The sewing machine 1 of the above-described embodiment is provided with the presser bar 21, the controller 2, and the ROM 82. The presser foot 22 can be detachably mounted to the lower end portion of the presser bar 21, and presses the sewing object from above. The ROM 82 stores the programs executed by the controller 2. In accordance with the programs stored in the ROM 82, the controller 2 acquires the pattern 62 represented by the contours (step S5), divides the acquired pattern 62 into the plurality of pattern pieces 73 and 75 (step S6), and sets the predetermined distance D that corresponds to the type of the presser foot 22 mounted to the lower end portion of the presser bar 21 (step S2). As shown in FIG. 5E, of the pattern pieces 73 and 75 representing the pattern 62 as a whole, for each of the adjacent two pattern pieces 73 and 75, the controller 2 sets the offset lines Q3 and Q4 disposed at positions separated by the predetermined distance D to the outside from the adjacent portion, of the contour of the pattern piece. The adjacent portion is adjacent to the adjacent portion of the other pattern piece, the outside being on the opposite side, with respect to the contour of the one of the two pattern pieces 73 and 75, from the side of the region surrounded by the contour of the first piece (step S13). For each of the pattern pieces 73 and 75, the controller 2 sets the processing lines that include the offset lines and surround the pattern pieces (step S19). For each of the pattern pieces 73 and 75, the controller 2 generates the processing line processing data that processes the workpiece W along the processing lines, using the processing device 3 (step S20).

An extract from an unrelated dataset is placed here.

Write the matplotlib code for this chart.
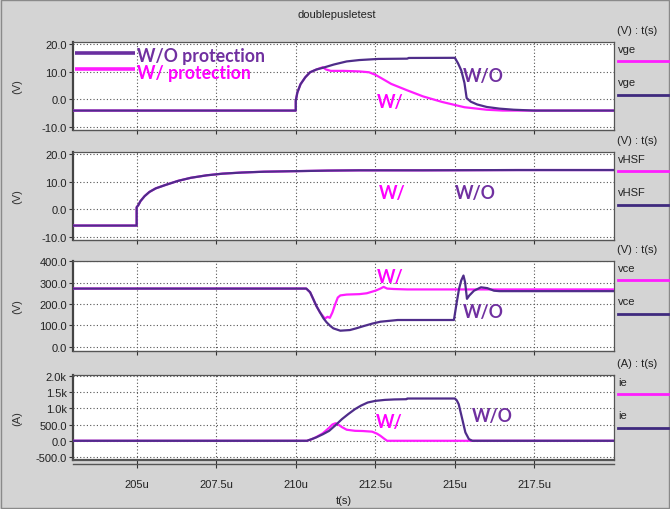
import matplotlib
matplotlib.use("Agg")
import matplotlib.pyplot as plt
from matplotlib.lines import Line2D
from matplotlib.patches import Rectangle

# ---------------- data (time in microseconds) ----------------
vge_wo_t = [203, 210.0, 210.0, 210.05, 210.15, 210.3, 210.45, 210.65, 210.85, 211.2, 211.6, 212.0,
            212.6, 213.5, 213.55, 215.0, 215.1, 215.2, 215.3, 215.37, 215.5, 215.7, 216.0, 216.4,
            216.85, 217.5, 220]
vge_wo = [-4, -4, -0.5, 2.5, 5.5, 8, 9.8, 10.8, 11.4, 12.6, 13.7, 14.2, 14.6, 14.7, 14.95, 15, 13,
          10.5, 6, 0.5, -0.8, -1.8, -2.7, -3.3, -3.7, -4, -4]
vge_w_t = [203, 210.0, 210.0, 210.05, 210.15, 210.3, 210.45, 210.65, 210.85, 210.95, 211.1, 211.5,
           212.0, 212.3, 212.5, 212.7, 213.0, 213.5, 214.0, 214.6, 215.3, 216.0, 216.5, 220]
vge_w = [-4, -4, -0.5, 2.5, 5.5, 8, 9.8, 10.8, 11.6, 10.8, 10.3, 10.3, 10.1, 9.8, 8.9, 7.6, 5.6,
         3.3, 1.1, -0.9, -2.8, -3.7, -4, -4]

vhsf_t = [203, 205, 205, 205.05, 205.12, 205.25, 205.4, 205.6, 205.9, 206.3, 206.7, 207.2, 207.7,
          208.3, 209, 210, 211, 212, 214, 217, 220]
vhsf_wo = [-5.8, -5.8, 0.8, 1.5, 3, 4.8, 6.3, 7.6, 8.8, 10.3, 11.4, 12.3, 12.9, 13.3, 13.6, 13.8,
           14.0, 14.1, 14.1, 14.2, 14.2]
vhsf_w = [-5.8, -5.8, 0.8, 1.5, 3, 4.8, 6.3, 7.6, 8.8, 10.3, 11.4, 12.3, 12.9, 13.3, 13.6, 13.8,
          14.0, 14.1, 14.1, 14.2, 14.2]

vce_wo_t = [203, 210.33, 210.45, 210.55, 210.65, 210.76, 210.87, 210.97, 211.08, 211.18, 211.4,
            211.7, 211.9, 212.12, 212.4, 212.66, 213.0, 213.2, 214.97, 215.05, 215.13, 215.2,
            215.27, 215.32, 215.38, 215.45, 215.6, 215.82, 216.02, 216.23, 216.4, 220]
vce_wo = [272, 272, 255, 223, 190, 161, 133, 114, 98, 86, 75, 78, 86, 96, 108, 117, 122, 125, 125,
          200, 270, 310, 333, 302, 224, 239, 262, 278, 274, 262, 260, 260]
vce_w_t = [203, 210.33, 210.45, 210.55, 210.65, 210.76, 210.87, 210.92, 211.0, 211.07, 211.15,
           211.23, 211.32, 211.4, 211.6, 212.0, 212.23, 212.5, 212.66, 212.76, 212.87, 213.07,
           213.5, 220]
vce_w = [272, 272, 255, 223, 190, 161, 140, 132, 140, 135, 160, 195, 230, 240, 244, 246, 250, 262,
         272, 280, 272, 270, 268, 268]

ie_wo_t = [203, 210.35, 210.5, 210.64, 210.85, 211.05, 211.25, 211.45, 211.65, 211.86, 212.05,
           212.26, 212.5, 212.8, 213.1, 213.48, 213.5, 215.0, 215.06, 215.12, 215.22, 215.33,
           215.44, 215.55, 220]
ie_wo = [0, 0, 50, 104, 200, 306, 480, 664, 820, 971, 1080, 1175, 1225, 1256, 1270, 1277, 1298,
         1298, 1240, 1124, 716, 257, 52, 0, 0]
ie_w_t = [203, 210.35, 210.5, 210.64, 210.85, 211.05, 211.15, 211.25, 211.35, 211.45, 211.6,
          211.86, 212.1, 212.4, 212.55, 212.66, 212.77, 212.87, 220]
ie_w = [0, 0, 50, 110, 230, 400, 500, 540, 490, 420, 340, 306, 300, 280, 220, 153, 70, 0, 0]

x_ticks = [205, 207.5, 210, 212.5, 215, 217.5]
x_labels = ["205u", "207.5u", "210u", "212.5u", "215u", "217.5u"]
v_ticks = [20, 10, 0, -10]
v_labels = ["20.0", "10.0", "0.0", "-10.0"]
vce_ticks = [400, 300, 200, 100, 0]
vce_labels = ["400.0", "300.0", "200.0", "100.0", "0.0"]
ie_ticks = [2000, 1500, 1000, 500, 0, -500]
ie_labels = ["2.0k", "1.5k", "1.0k", "500.0", "0.0", "-500.0"]
signal_names = ["vge", "vHSF", "vce", "ie"]
units = ["(V) : t(s)", "(V) : t(s)", "(V) : t(s)", "(A) : t(s)"]
ylabels = ["(V)", "(V)", "(V)", "(A)"]

# ---------------- style ----------------
BG = "#d4d4d4"
MAG = "#ff1dff"
PUR = "#4f2d8a"
TXT_PUR = "#7030a0"
TXT_MAG = "#ff00ff"
W, H = 670, 510
plt.rcParams["font.family"] = ["Liberation Sans", "DejaVu Sans"]
ann_font = dict(family=["Lato", "DejaVu Sans"], fontweight="bold", fontsize=12.7)

fig = plt.figure(figsize=(6.7, 5.1), dpi=100, facecolor=BG)
fig.patches.append(Rectangle((0.002, 0.002), 0.996, 0.996, transform=fig.transFigure,
                             fill=False, edgecolor="#8a8a8a", lw=1))

left_px, right_px = 73, 614
panels_px = [(43, 131), (153, 241), (262, 352), (376, 461)]
ylims = [(-11.0, 20.7), (-11.0, 20.7), (-20, 401), (-590, 2020)]
yticks = [(v_ticks, v_labels), (v_ticks, v_labels), (vce_ticks, vce_labels), (ie_ticks, ie_labels)]
series = [
    ((vge_w_t, vge_w), (vge_wo_t, vge_wo)),
    ((vhsf_t, vhsf_w), (vhsf_t, vhsf_wo)),
    ((vce_w_t, vce_w), (vce_wo_t, vce_wo)),
    ((ie_w_t, ie_w), (ie_wo_t, ie_wo)),
]

axes = []
for i, (top, bot) in enumerate(panels_px):
    ax = fig.add_axes([left_px / W, 1 - bot / H, (right_px - left_px) / W, (bot - top) / H])
    ax.set_facecolor("white")
    (tw, yw), (two, ywo) = series[i]
    ax.plot(tw, yw, color=MAG, lw=1.6, zorder=3)
    ax.plot(two, ywo, color=PUR, lw=1.6, zorder=4)
    ax.set_xlim(203, 220)
    ax.set_ylim(*ylims[i])
    ax.set_yticks(yticks[i][0])
    ax.set_yticklabels(yticks[i][1])
    ax.set_xticks(x_ticks)
    if i == 3:
        ax.set_xticklabels(x_labels)
    else:
        ax.set_xticklabels([])
    ax.grid(True, color="#555555", lw=0.8, linestyle=(0, (1, 2)))
    ax.tick_params(axis="both", direction="out", length=3, width=0.8, color="#333333",
                   labelsize=8, labelcolor="#222222", pad=1.5)
    if i == 3:
        ax.tick_params(axis="x", length=6, pad=8)
    for s in ax.spines.values():
        s.set_color("#555555")
        s.set_linewidth(0.9)
    ax.spines["left"].set_linewidth(1.6)
    ax.spines["left"].set_color("#444444")
    ax.spines["bottom"].set_linewidth(1.6 if i == 3 else 1.0)
    fig.text(17 / W, 1 - ((top + bot) / 2) / H, ylabels[i], rotation=90, ha="center",
             va="center", fontsize=8, color="#333333")
    # right-side legend
    fig.text(637 / W, 1 - (top - 12) / H, units[i], ha="center", va="center", fontsize=8,
             color="#222222")
    fig.text(618 / W, 1 - (top + 7) / H, signal_names[i], ha="left", va="center", fontsize=8,
             color="#222222")
    fig.text(618 / W, 1 - (top + 40) / H, signal_names[i], ha="left", va="center", fontsize=8,
             color="#222222")
    fig.lines.append(Line2D([618 / W, 668 / W], [1 - (top + 19) / H] * 2, transform=fig.transFigure,
                            color=MAG, lw=2))
    fig.lines.append(Line2D([618 / W, 668 / W], [1 - (top + 53) / H] * 2, transform=fig.transFigure,
                            color="#3f2a7e", lw=2))
    axes.append(ax)

ax1, ax2, ax3, ax4 = axes
ax4.set_xlabel("t(s)", fontsize=8, color="#222222", labelpad=4)
# double ruler line under the last panel
fig.lines.append(Line2D([left_px / W, right_px / W], [1 - 464.5 / H] * 2, transform=fig.transFigure,
                        color="#555555", lw=1.0))

# top-left legend inside panel 1
ax1.plot([203.05, 204.95], [16.8, 16.8], color="#6a2fa0", lw=2.6, zorder=5, solid_capstyle="butt")
ax1.plot([203.05, 204.95], [10.8, 10.8], color=MAG, lw=2.6, zorder=5, solid_capstyle="butt")
ax1.text(205.0, 16.0, "W/O protection", color=TXT_PUR, ha="left", va="center", zorder=6, **ann_font)
ax1.text(205.0, 9.6, "W/ protection", color=TXT_MAG, ha="left", va="center", zorder=6, **ann_font)

# annotations
ax1.text(215.25, 8.5, "W/O", color=TXT_PUR, ha="left", va="center", zorder=6, **ann_font)
ax1.text(212.55, -0.6, "W/", color=TXT_MAG, ha="left", va="center", zorder=6, **ann_font)
ax2.text(212.6, 6.2, "W/", color=TXT_MAG, ha="left", va="center", zorder=6, **ann_font)
ax2.text(215.0, 6.2, "W/O", color=TXT_PUR, ha="left", va="center", zorder=6, **ann_font)
ax3.text(212.55, 327, "W/", color=TXT_MAG, ha="left", va="center", zorder=6, **ann_font)
ax3.text(215.25, 165, "W/O", color=TXT_PUR, ha="left", va="center", zorder=6, **ann_font)
ax4.text(212.51, 588, "W/", color=TXT_MAG, ha="left", va="center", zorder=6, **ann_font)
ax4.text(215.52, 772, "W/O", color=TXT_PUR, ha="left", va="center", zorder=6, **ann_font)

fig.text(337 / W, 1 - 15 / H, "doublepusletest", ha="center", va="center", fontsize=8,
         color="#222222")

fig.savefig("out.png", dpi=100, facecolor=BG)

The sewing machine 1 is configured to generate the processing line processing data that causes the processing device 3 to process the workpiece W along the processing lines. The processing device 3 can process the workpiece W along the processing lines, on the basis of the generated processing data. For example, the user can create the patchwork on the basis of the workpiece W using the following procedure. On the basis of the workpiece W that has been processed along the processing lines, the user acquires the plurality of sewing object pieces cut in the shapes of the processing lines. The user causes the two sewing object pieces corresponding to the adjacent two pattern pieces to be placed face-to-face, and overlaps the ends of the sewing object pieces to correspond with the offset lines. By sewing at a position of the predetermined distance D from the ends of the sewing object pieces corresponding with the offset lines, the user can sew together the two sewing object pieces at a position corresponding to the adjacent portions of the two adjacent pattern pieces. The user sequentially sews the plurality of sewing object pieces corresponding to each of the plurality of pattern pieces. As shown in FIG. 9B, when creating the patchwork using the processing data generated by the sewing machine 1 and output at step S24, the user does not need to verify the position at which the sewing object pieces are sewn together. Thus, compared to known art, the sewing machine 1 contributes to improving user convenience when creating the patchwork, and, in particular, contributes to improving efficiency of an operation to determine the position at which the two sewing object pieces corresponding to the two pattern pieces are sewn together.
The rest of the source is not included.